## start INFORMATION SUPPLIED
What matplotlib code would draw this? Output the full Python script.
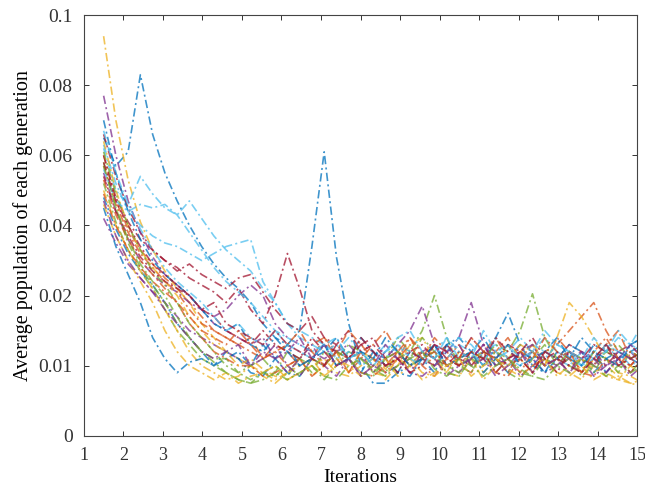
import numpy as np
import matplotlib
matplotlib.use("Agg")
import matplotlib.pyplot as plt

# iteration grid shared by every run
X = np.arange(45) * 0.31 + 1.5

# average population per generation, in thousandths (per-mille)
run01 = [65, 57, 61, 83, 66, 55, 47, 40, 34, 29, 25, 22, 19, 16, 14,
         13, 15, 34, 61, 31, 16, 10, 7.5, 7.5, 9, 10, 12, 11, 13, 10,
         11, 12, 10, 11, 13, 12, 10, 11, 12, 10, 13, 12, 11, 12, 13]
run02 = [60, 47, 39, 33, 29, 25, 22, 19, 17, 15, 14, 13, 12, 11, 13,
         12, 10, 11, 14, 12, 9, 11, 13, 15, 12, 9, 11, 14, 12, 10,
         9, 12, 14, 11, 9, 12, 10, 14, 12, 9, 11, 13, 15, 11, 10]
run03 = [94, 70, 53, 41, 33, 27, 22, 19, 16, 14, 12, 11, 10, 9, 8,
         9, 11, 8.5, 10, 12, 9, 12, 11, 8, 10, 13, 14, 11, 9, 12,
         11, 8, 10, 13, 11, 9, 12, 11, 9, 8, 11, 10, 8.5, 7.5, 7]
run04 = [55, 44, 36, 30, 26, 23, 21, 19, 18, 17, 18, 20, 23, 20, 16,
         14, 13, 12, 11, 12, 13, 11, 10, 9, 10, 11, 12, 13, 12, 14,
         19, 13, 11, 10, 12, 11, 9, 10, 11, 12, 10, 9, 11, 12, 10]
run05 = [52, 41, 33, 27, 22, 18, 15, 13, 11, 10, 9, 8, 7.5, 9, 10,
         8.5, 11, 10, 8, 10, 12, 11, 9, 11, 14, 12, 15, 20, 14, 10,
         9, 12, 11, 9, 8, 11, 13, 10, 11, 8.5, 10, 12, 11, 9, 11]
run06 = [62, 50, 46, 54, 49, 45, 43, 47, 42, 37, 33, 30, 27, 22, 19,
         16, 15, 14, 13, 12, 14, 12, 11, 13, 12, 10, 11, 12, 14, 11,
         10, 12, 13, 11, 10, 12, 14, 12, 11, 10, 12, 13, 11, 12, 11]
run07 = [60, 48, 41, 36, 33, 30, 28, 25, 23, 21, 19, 22, 18, 16, 20,
         32, 22, 15, 13, 12, 11, 13, 12, 10, 11, 12, 13, 11, 10, 12,
         11, 13, 12, 10, 11, 12, 10, 11, 13, 12, 11, 10, 12, 13, 11]
run08 = [48, 39, 32, 27, 23, 19, 16, 14, 12, 10, 11, 12, 10, 13, 11,
         9, 8.5, 11, 13, 10, 11, 14, 12, 10, 9, 12, 11, 9, 13, 14,
         12, 10, 14, 17.5, 13, 10, 9, 12, 11, 14, 12, 9, 11, 13, 14]
run09 = [57, 46, 38, 32, 28, 24, 21, 18, 16, 15, 14, 13, 14, 11, 12,
         10, 11, 13, 14, 11, 9, 12, 11, 9, 11, 14, 12, 10, 11, 13,
         10, 11, 12, 14, 11, 9, 12, 13, 15, 17, 19, 15, 12, 11, 12]
run10 = [50, 40, 33, 27, 22, 18, 15, 12, 10, 9, 8, 8.5, 10, 8.5, 7.5,
         9, 10, 11, 8.5, 10, 11, 12, 9, 8.5, 11, 10, 12, 11, 9, 8.5,
         11, 12, 9, 11, 13, 12, 10, 14, 19, 17, 14, 11, 9, 8.5, 7.5]
run11 = [42, 35, 29, 25, 21, 19, 17, 15, 14, 13, 12, 11, 10, 12, 11,
         9, 11, 13, 10, 8.5, 11, 12, 9, 11, 13, 15, 18.5, 13, 10, 9,
         11, 13, 10, 11, 8.5, 10, 12, 11, 9, 11, 12, 10, 11, 8.5, 10]
run12 = [58, 45, 35, 28, 23, 19, 16, 14, 12, 11, 11, 9, 10, 11, 9,
         12, 11, 9, 12, 11, 13, 12, 10, 9, 12, 11, 14, 12, 10, 9,
         12, 11, 13, 12, 15, 20.5, 14, 11, 10, 9, 12, 11, 9, 12, 11]
run13 = [63, 52, 44, 40, 37, 35, 34, 32, 30, 32, 34, 35, 36, 24, 19,
         16, 14, 13, 12, 13, 11, 12, 10, 11, 13, 12, 11, 10, 12, 14,
         13, 11, 12, 10, 11, 13, 12, 11, 10, 12, 11, 13, 12, 10, 11]
run14 = [66, 54, 45, 38, 33, 30, 27, 29, 26, 24, 22, 25, 26, 21, 18,
         16, 15, 17, 14, 13, 15, 12, 13, 11, 12, 10, 11, 13, 12, 11,
         10, 12, 11, 13, 12, 10, 11, 12, 10, 11, 13, 12, 11, 10, 12]
run15 = [45, 34, 26, 19, 14, 11, 9, 10.5, 11, 10, 12, 11, 9, 8.5, 11,
         13, 10, 11, 12, 14, 11, 9, 12, 11, 9, 8.5, 11, 13, 10, 11,
         12, 14, 11, 9, 12, 11, 9, 11, 13, 12, 9, 11, 12, 11, 10]
run16 = [53, 43, 36, 30, 26, 22, 19, 16, 14, 12, 11, 10, 10, 8.5, 9,
         10, 11, 8.5, 10, 12, 11, 9, 8.5, 10, 11, 13, 10, 8.5, 11, 10,
         12, 11, 9, 8.5, 11, 13, 10, 11, 12, 9, 8.5, 11, 10, 12, 11]
run17 = [64, 50, 40, 33, 28, 24, 20, 17, 15, 13, 12, 10, 11, 9.5, 8.5,
         8, 9, 10, 11, 9, 8.5, 10, 11, 9.5, 12, 11, 9, 8.5, 10, 11,
         12, 9, 11, 10, 12, 13, 11, 9, 8.5, 10, 8, 9, 8, 7.5, 8]
run18 = [77, 60, 47, 38, 31, 26, 23, 20, 18, 16, 15, 14, 13, 14, 11,
         12, 14, 11, 10, 12, 11, 8.5, 10, 12, 11, 9, 12, 11, 8.5, 10,
         11, 13, 10, 11, 12, 9, 11, 10, 12, 11, 8.5, 10, 12, 11, 10]
run19 = [61, 49, 40, 33, 27, 23, 19, 16, 14, 12, 10, 9, 8, 9, 8.5,
         10, 8.5, 11, 10, 12, 11, 9, 8.5, 11, 12, 10, 11, 12, 9, 8.5,
         11, 10, 12, 11, 9, 8.5, 11, 10, 12, 11, 9, 12, 13, 11, 12]
run20 = [56, 47, 44, 46, 45, 46, 43, 38, 33, 28, 24, 21, 19, 17, 15,
         14, 13, 12, 13, 11, 12, 10, 11, 12, 13, 11, 10, 12, 11, 13,
         12, 10, 11, 12, 14, 12, 11, 13, 12, 10, 11, 12, 14, 13, 12]
run21 = [54, 44, 37, 31, 27, 24, 22, 20, 18, 17, 15, 14, 13, 15, 13,
         12, 11, 14, 12, 10, 11, 13, 14, 11, 9, 12, 11, 10, 13, 11,
         14, 12, 9, 11, 12, 14, 11, 9, 12, 11, 10, 13, 11, 9, 11]
run22 = [70, 55, 44, 36, 30, 26, 23, 20, 18, 16, 15, 16, 13, 12, 14,
         12, 10, 11, 13, 10, 11, 12, 11, 14, 12, 10, 11, 13, 10, 11,
         12, 9, 11, 13, 10, 11, 12, 14, 11, 10, 12, 11, 10, 13, 14]
run23 = [49, 40, 33, 28, 24, 21, 19, 17, 15, 14, 13, 15, 13, 11, 12,
         13, 15, 12, 10, 12, 15, 13, 11, 10, 12, 14, 11, 12, 10, 11,
         14, 12, 11, 9, 12, 11, 14, 12, 11, 9, 12, 14, 11, 10, 12]
run24 = [46, 37, 30, 24, 19, 15, 12, 10, 9, 8, 9, 7.5, 8.5, 9, 10,
         8, 9, 10, 8.5, 11, 10, 8.5, 10, 11, 8.5, 10, 8, 9, 10, 11,
         8.5, 10, 11, 9.5, 8.5, 10, 11, 8.5, 10, 11, 9.5, 8.5, 8, 10, 8.5]
run25 = [47, 37, 30, 25, 21, 18, 16, 14, 12, 11, 12, 13, 10, 11, 13,
         10, 8.5, 11, 13, 10, 11, 8.5, 10, 13, 11, 9, 8.5, 10, 12, 13,
         10, 11, 8.5, 10, 12, 13, 10, 11, 9, 12, 11, 9, 11, 13, 11]
run26 = [57, 45, 36, 29, 24, 20, 17, 14, 12, 10.5, 9, 8, 7.5, 8, 9,
         8, 9, 10, 8.5, 8, 10, 11, 9.5, 8.5, 10, 11, 12, 9.5, 8.5, 11,
         10, 8.5, 10, 11, 9.5, 8.5, 8, 10, 9, 11, 10, 8.5, 10, 9, 10]
run27 = [67, 55, 46, 39, 33, 28, 24, 21, 19, 17, 15, 16, 14, 13, 15,
         13, 12, 11, 13, 14, 11, 12, 10, 12, 14, 15, 12, 11, 14, 12,
         11, 15, 12, 13, 11, 12, 15, 13, 12, 11, 14, 12, 15, 13, 16]
run28 = [58, 47, 40, 34, 29, 26, 23, 20, 18, 19, 16, 15, 14, 13, 15,
         13, 12, 11, 10, 13, 11, 14, 12, 10, 11, 9, 10, 13, 11, 10,
         12, 11, 14, 12, 11, 9, 12, 11, 10, 9, 11, 13, 10, 11, 12]

RUNS = [run01, run02, run03, run04, run05, run06, run07, run08, run09, run10,
        run11, run12, run13, run14, run15, run16, run17, run18, run19, run20,
        run21, run22, run23, run24, run25, run26, run27, run28]

Y_TICKS = [0, 0.01, 0.02, 0.04, 0.06, 0.08, 0.1]
Y_TICK_LABELS = ["0", "0.01", "0.02", "0.04", "0.06", "0.08", "0.1"]
X_TICKS = list(range(1, 16))

# MATLAB default colour order
COLORS = ["#0072BD", "#D95319", "#EDB120", "#7E2F8E", "#77AC30", "#4DBEEE", "#A2142F"]


def fwd(v):
    v = np.asarray(v, dtype=float)
    return np.where(v <= 0.02, v / 0.01, 2 + (v - 0.02) / 0.02)


def inv(p):
    p = np.asarray(p, dtype=float)
    return np.where(p <= 2, p * 0.01, 0.02 + (p - 2) * 0.02)


plt.rcParams["font.family"] = ["Liberation Serif", "DejaVu Serif"]

fig = plt.figure(figsize=(6.45, 4.88), dpi=100)
ax = fig.add_axes([0.130, 0.107, 0.858, 0.862])

for k, run in enumerate(RUNS):
    y = np.array(run) / 1000.0
    ax.plot(X[:len(y)], y, color=COLORS[k % len(COLORS)], lw=1.2, alpha=0.75,
            linestyle=(0, (5, 2, 1.2, 2)))

ax.set_yscale("function", functions=(fwd, inv))
ax.set_xlim(1, 15)
ax.set_ylim(0, 0.1)
ax.set_xticks(X_TICKS)
ax.set_xticklabels([str(t) for t in X_TICKS])
ax.set_yticks(Y_TICKS)
ax.set_yticklabels(Y_TICK_LABELS)
ax.minorticks_off()
ax.tick_params(direction="in", top=True, right=True, length=3.5, width=0.7,
               colors="#333333")
ax.tick_params(axis="x", labelsize=13, pad=8)
ax.tick_params(axis="y", labelsize=14, pad=8)
for s in ax.spines.values():
    s.set_color("#444444")
    s.set_linewidth(0.8)

ax.set_xlabel("Iterations", fontsize=14, labelpad=4)
ax.set_ylabel("Average population of each generation", fontsize=14.5, labelpad=4)

fig.savefig("out.png", dpi=100)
## end INFORMATION SUPPLIED
WHAT IS BEING ASKED:
Everything from the top line of the data down to and including the line with "X = np.arange(45) * 0.31 + 1.5" is to be copied, except the pictures.

RIGHT ANSWER:
What matplotlib code would draw this? Output the full Python script.
import numpy as np
import matplotlib
matplotlib.use("Agg")
import matplotlib.pyplot as plt

# iteration grid shared by every run
X = np.arange(45) * 0.31 + 1.5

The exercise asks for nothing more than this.